Hacker News new | ask | show | jobs
by malikolivier 1436 days ago
I assumed I was quite fluent in English, even in slangs, having seen a fair share of both American and British movies.

Now that I see the examples given, I think I would have mislabeled most of them too, even if I were highly motivated to label them.

Though it's normal for any language, it's very interesting how English is variable between dialects and time periods when it comes to slang. There are so many regional slangs of which I cannot understand all the nuances.

A few examples from this dataset, that I would not have labeled correctly:

- daaaaaamn girl! – mislabeled as ANGER

- [NAME] wept. – mislabeled as SADNESS

- [NAME] is bae, how dare you. – mislabeled as ANGER

And don't get me started on Australian/NZ slang. It's a completely different world.

4 comments

I think that in many of these cases the deciding factor is not only fluency in the language, but also the harder problem of context. Labelling individual sentences without context is hard enough, but what makes it worse is that it then spreads to the mistaken assumption that sentences can be analysed without context based on the initial training.

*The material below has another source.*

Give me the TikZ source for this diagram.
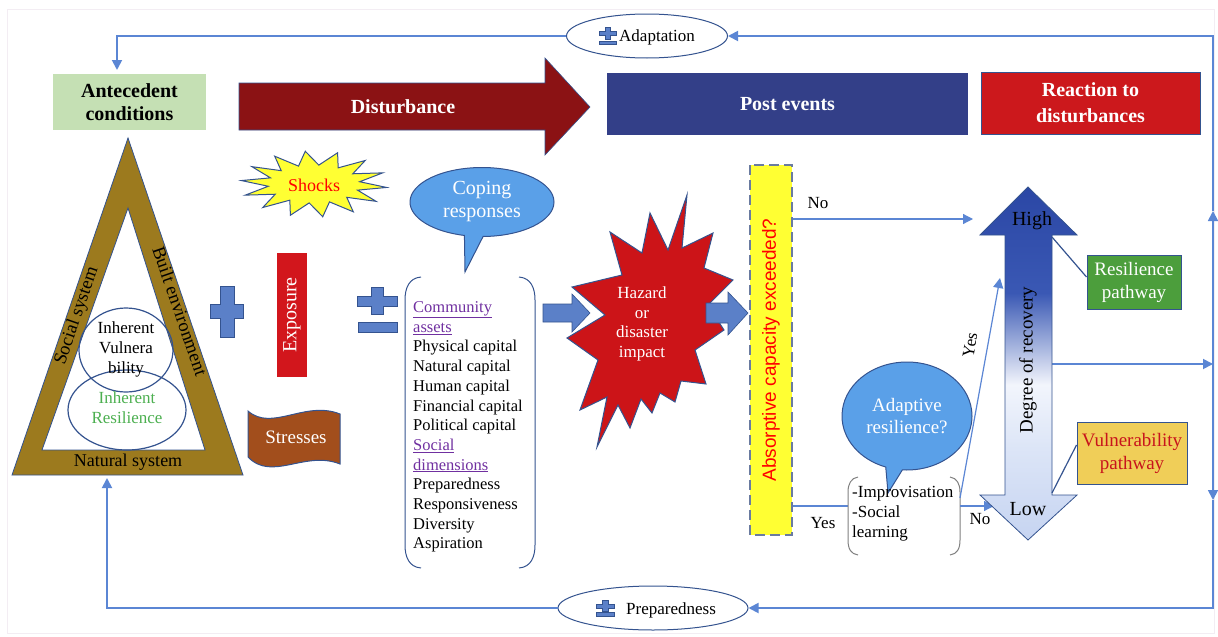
\documentclass[tikz,border=0pt]{standalone}
\usepackage{fontspec}
\setmainfont{Liberation Serif}
\newfontfamily\sansf{Liberation Sans}
\usetikzlibrary{arrows.meta,shapes.callouts,shapes.geometric}
\newcommand\fsz[2]{\fontsize{#1}{#2}\selectfont}
\definecolor{cblue}{HTML}{5B86D4}
\definecolor{dblue}{HTML}{34538F}
\definecolor{antgreen}{HTML}{C5E0B4}
\definecolor{distred}{HTML}{8B1214}
\definecolor{postblue}{HTML}{333F88}
\definecolor{reactred}{HTML}{CC181C}
\definecolor{triolive}{HTML}{9C7A1E}
\definecolor{expred}{HTML}{D2161C}
\definecolor{stressbrown}{HTML}{A24E1C}
\definecolor{copeblue}{HTML}{5AA0E8}
\definecolor{hazred}{HTML}{CC1418}
\definecolor{abyellow}{HTML}{FFFF33}
\definecolor{resgreen}{HTML}{4C9E3C}
\definecolor{vulyellow}{HTML}{F0CE58}
\definecolor{vultext}{HTML}{C8141C}
\definecolor{purp}{HTML}{7030A0}
\definecolor{greentext}{HTML}{4CAF50}
\definecolor{plusblue}{HTML}{5B80C8}
\definecolor{dashgray}{HTML}{6A7BA0}
\definecolor{faint}{HTML}{F3EDF3}
\definecolor{lb}{HTML}{C6D4F1}
\definecolor{lbb}{HTML}{DCE5F7}
\definecolor{wb}{HTML}{F2F5FC}
\definecolor{dba}{HTML}{3A58B4}
\definecolor{dbb}{HTML}{2B47A5}
\pgfdeclareverticalshading{recov}{100bp}{color(0bp)=(lb); color(25bp)=(lb); color(38bp)=(lbb); color(47bp)=(wb); color(60bp)=(dba); color(75bp)=(dbb); color(100bp)=(dbb)}
\begin{document}
\begin{tikzpicture}[x=1pt,y=-1pt,
  conn/.style={draw=cblue, line width=1.8pt},
  thinconn/.style={draw=cblue, line width=1.2pt},
  tip/.style={-{Triangle[length=10pt,width=10pt]}},
  blk/.style={fill=plusblue, draw=dblue, line width=0.6pt},
  txt/.style={inner sep=0pt, font=\fsz{17}{20}},
  bracket/.style={line width=1pt}]
\useasboundingbox (0,0) rectangle (1218,637);
\draw[faint, line width=1pt] (7,9) rectangle (1214,633);

% ---------- top headers
\node[fill=antgreen, minimum width=153pt, minimum height=56pt, align=center,
      font=\fsz{20}{23}\bfseries] (ant) at (129.5,102) {Antecedent\\conditions};
\path[fill=distred, draw=dblue, line width=0.6pt] (239,83) -- (545,83) -- (545,58)
  -- (590,107) -- (545,155) -- (545,130) -- (239,130) -- cycle;
\node[text=white, font=\fsz{20}{23}\bfseries] (dist) at (403,107) {Disturbance};
\node[fill=postblue, minimum width=361pt, minimum height=62pt, text=white,
      font=\fsz{20}{23}\bfseries] (post) at (787.5,104) {Post events};
\node[fill=reactred, draw=dblue, line width=0.6pt, minimum width=219pt, minimum height=62pt,
      text=white, align=center, font=\fsz{20}{26}\bfseries] (react) at (1090.5,103) {Reaction to\\disturbances};

% ---------- feedback loop ellipses
\node[ellipse, draw=dblue, fill=white, line width=1pt, minimum width=161pt, minimum height=44pt] (adapt) at (647,36) {};
\path[blk] (605,27) -- (610,27) -- (610,31) -- (616,31) -- (616,35) -- (610,35) -- (610,39)
  -- (605,39) -- (605,35) -- (599,35) -- (599,31) -- (605,31) -- cycle;
\path[blk] (599,41) rectangle (616,44);
\node[txt, anchor=west] (adtxt) at (619,37) {Adaptation};

\node[ellipse, draw=dblue, fill=white, line width=1pt, minimum width=190pt, minimum height=44pt] (prep) at (653,608) {};
\path[blk] (602,600) -- (608,600) -- (608,604) -- (614,604) -- (614,608) -- (608,608) -- (608,611)
  -- (602,611) -- (602,608) -- (596,608) -- (596,604) -- (602,604) -- cycle;
\path[blk] (596,612) rectangle (614,616);
\node[txt, anchor=west] (preptxt) at (626,610) {Preparedness};

\coordinate (R) at (1213,364);
\coordinate (TR) at (1213,36);
\coordinate (BR) at (1213,608);
\coordinate (ua) at (1213,211);
\coordinate (da) at (1213,500);
\coordinate (degR) at (1052,364);
\coordinate (antIn) at (117,70);
\coordinate (triIn) at (107,478);
\draw[conn, tip] (degR) -- (R);
\draw[conn, tip] (R) -- (ua);
\draw[conn, tip] (ua) -- (TR) -- (adapt.east);
\draw[conn, tip] (R) -- (da);
\draw[conn, tip] (da) -- (BR) -- (prep.east);
\draw[conn, tip] (adapt.west) -| (antIn);
\draw[conn, tip] (prep.west) -| (triIn);

% ---------- triangle
\path[fill=triolive, draw=dblue, line width=0.8pt, even odd rule]
  (128,138) -- (243,475) -- (12,475) -- cycle (128,208) -- (205,450) -- (42,450) -- cycle;
\draw[dblue, line width=1.2pt] (126,350) ellipse [x radius=47, y radius=42];
\draw[dblue, line width=1.2pt] (127,410) ellipse [x radius=59, y radius=40];
\node[align=center, font=\fsz{17}{20}] (iv) at (126,349) {Inherent\\Vulnera\\bility};
\node[align=center, text=greentext, font=\fsz{17}{20}] (ir) at (127,408) {Inherent\\Resilience};
\node[rotate=71, font=\fsz{18.5}{20}] (soc) at (77,316) {Social system};
\node[rotate=-71, font=\fsz{18.5}{20}] (built) at (180,311) {Built environment};
\node[font=\fsz{18}{20}] (nat) at (128,462) {Natural system};

% ---------- plus, exposure, pm, stresses, shocks
\path[blk] (220,286) -- (234,286) -- (234,304) -- (243,304) -- (243,318) -- (234,318) -- (234,337)
  -- (220,337) -- (220,318) -- (210,318) -- (210,304) -- (220,304) -- cycle;
\node[fill=expred, rotate=90, minimum width=124pt, minimum height=30pt, text=white,
      font=\fsz{20}{22}, inner sep=0pt] (expo) at (292,315) {Exposure};
\path[blk] (371,287) -- (383,287) -- (383,296) -- (397,296) -- (397,306) -- (383,306) -- (383,314)
  -- (371,314) -- (371,306) -- (357,306) -- (357,296) -- (371,296) -- cycle;
\path[blk] (358,322) rectangle (397,332);
\path[fill=stressbrown, draw=dblue, line width=1pt]
  (248,411) .. controls (272,432) and (305,400) .. (340,414) -- (340,464)
  .. controls (305,450) and (272,482) .. (248,457) -- cycle;
\node[text=white, font=\fsz{19}{21}] (stress) at (296,437) {Stresses};
\path[fill=abyellow, draw=dblue, line width=1pt]
  plot[domain=0:27, samples=28] ({314+(mod(round(\x),2)==0?73:46)*cos(\x*360/28+6)},
                                 {184+(mod(round(\x),2)==0?33:19)*sin(\x*360/28+6)}) -- cycle;
\node[text=red, font=\fsz{18}{20}] (shock) at (314,185) {Shocks};

% ---------- coping responses and community assets
\node[ellipse callout, draw=dblue, fill=copeblue, line width=1pt, minimum width=144pt, minimum height=69pt,
      callout absolute pointer={(465,272)}, align=center, text=white, font=\fsz{20}{23}] (cope) at (482,202) {Coping\\responses};
\node[anchor=west, align=left, inner sep=0pt, font=\fsz{16.5}{19.7}] (assets) at (413,427)
  {\textcolor{purp}{\underline{Community}}\\\textcolor{purp}{\underline{assets}}\\Physical capital\\Natural capital\\Human capital\\Financial capital\\Political capital\\\textcolor{purp}{\underline{Social}}\\\textcolor{purp}{\underline{dimensions}}\\Preparedness\\Responsiveness\\Diversity\\Aspiration};
\draw[dblue, bracket] (421,277) .. controls (409,278) and (405,288) .. (405,300) -- (405,545)
  .. controls (405,557) and (409,567) .. (421,568);
\draw[dblue, bracket] (519,277) .. controls (531,278) and (535,288) .. (535,300) -- (535,545)
  .. controls (535,557) and (531,567) .. (519,568);

% ---------- block arrows and hazard
\path[blk] (543,304) -- (572,304) -- (572,294) -- (590,313) -- (572,332) -- (572,322) -- (543,322) -- cycle;
\path[fill=hazred, draw=dblue, line width=1pt]
  (687,195) -- (668,250) -- (650,213) -- (642,253) -- (610,232) -- (622,275) -- (572,287)
  -- (605,315) -- (567,338) -- (598,360) -- (580,410) -- (607,397) -- (597,447) -- (618,405)
  -- (630,428) -- (641,399) -- (652,413) -- (660,393) -- (675,402) -- (681,381) -- (706,384)
  -- (695,350) -- (724,330) -- (708,305) -- (733,280) -- (704,268) -- (713,233) -- (682,248) -- cycle;
\node[align=center, text=white, font=\fsz{17}{19.5}] (haz) at (642,324) {Hazard\\or\\disaster\\impact};
\path[blk] (706,303) -- (728,303) -- (728,292) -- (748,313) -- (728,335) -- (728,323) -- (706,323) -- cycle;

% ---------- absorptive capacity
\node[fill=abyellow, draw=dashgray, line width=1.5pt, dash pattern=on 10pt off 5pt, rotate=90,
      minimum width=370pt, minimum height=42pt, text=red, font=\sansf\fsz{19}{21}] (abs) at (771,350)
      {Absorptive capacity exceeded?};
\coordinate (noEnd) at (973,219);
\coordinate (yesIn) at (848,506);
\draw[thinconn, tip] (abs.south |- noEnd) -- (noEnd);
\draw[thinconn] (abs.south |- yesIn) -- (yesIn);
\node[txt] (no1) at (818,203) {No};
\node[txt] (yes1) at (823,523) {Yes};

% ---------- adaptive resilience
\node[ellipse callout, draw=dblue, fill=copeblue, line width=1pt, minimum width=130pt, minimum height=108pt,
      callout absolute pointer={(888,493)}, align=center, text=white, font=\fsz{19}{22}] (adres) at (907,416)
      {Adaptive\\resilience?};
\node[anchor=west, align=left, inner sep=0pt, font=\fsz{17}{20}] (impro) at (852,514)
  {-Improvisation\\-Social\\learning};
\draw[gray, bracket] (858,477) .. controls (851,478) and (848,484) .. (848,492) -- (848,540)
  .. controls (848,549) and (851,554) .. (858,555);
\draw[gray, bracket] (950,477) .. controls (957,478) and (960,484) .. (960,492) -- (960,540)
  .. controls (960,549) and (957,554) .. (950,555);
\coordinate (iyes) at (960,498);
\coordinate (ino) at (960,506);
\coordinate (yesEnd) at (1000,278);
\coordinate (noEnd2) at (994,506);
\draw[thinconn, tip] (iyes) -- (yesEnd);
\draw[thinconn, tip] (ino) -- (noEnd2);
\node[txt, rotate=80] (yes2) at (970,345) {Yes};
\node[txt] (no2) at (980,519) {No};

% ---------- degree of recovery double arrow
\path[draw=dblue, line width=0.8pt, shading=recov]
  (1028,187) -- (1077,235) -- (1052,235) -- (1052,495) -- (1077,495) -- (1028,540)
  -- (980,495) -- (1005,495) -- (1005,235) -- (980,235) -- cycle;
\node[font=\fsz{20}{22}] (high) at (1032,221) {High};
\node[font=\fsz{20}{22}] (low) at (1028,509) {Low};
\node[rotate=90, font=\fsz{19}{21}] (deg) at (1028,360) {Degree of recovery};

% ---------- pathways
\node[fill=resgreen, draw=dblue, line width=1pt, minimum width=94pt, minimum height=54pt, text=white,
      align=center, inner sep=0pt, font=\fsz{19}{23}] (res) at (1134,282) {Resilience\\pathway};
\node[fill=vulyellow, draw=dblue, line width=1pt, minimum width=110pt, minimum height=62pt, text=vultext,
      align=center, inner sep=0pt, font=\fsz{19}{23}] (vul) at (1132,453) {Vulnerability\\pathway};
\coordinate (hiR) at (1052,237);
\coordinate (loR) at (1052,493);
\draw[dblue, line width=1.2pt] (hiR) -- ([yshift=5pt]res.west);
\draw[dblue, line width=1.2pt] (loR) -- ([yshift=8pt]vul.west);
\end{tikzpicture}
\end{document}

I would argue that the very idea of "sentiment analysis" as applied to individual tweets is flawed... and that's even before we get into the much, much harder problems of sarcasm and irony.

Now all we need is for social media companies to have users do the tagging. Then the data they sell will be even more valuable!

Oh. Shoot me now.

Note to future taggers: I am not suicidal.

Some of these would confuse native British English speakers too, for what it's worth. The first and third are African-American vernacular, at least originally. If you haven't seen a US movie where a character literally exclaims "daaaaamn girl!" in an approving voice, you're going to pretty reliably mislabel that one regardless of where or how you learned English. The second is a meme reference and how you label it is going to be dependent on how much time you spend on reddit, not your level of English skill.
Movies don't use the language mislabeled here. Youtube and Twitch do, sometimes excessively so.

I'm pretty sure you would be able to find half of the "mislabeled as negative" sentences shown in a single 15-minute "Among Us" video.

There are others I would have mislabeled too. I think it shows how you need a grasp of the subculture the comment is coming from to reliably label it. Most 15-year olds would probably ace those examples, no cap.

Really curious what makes Aussie and Kiwi slang so different. I didn't think we were that different.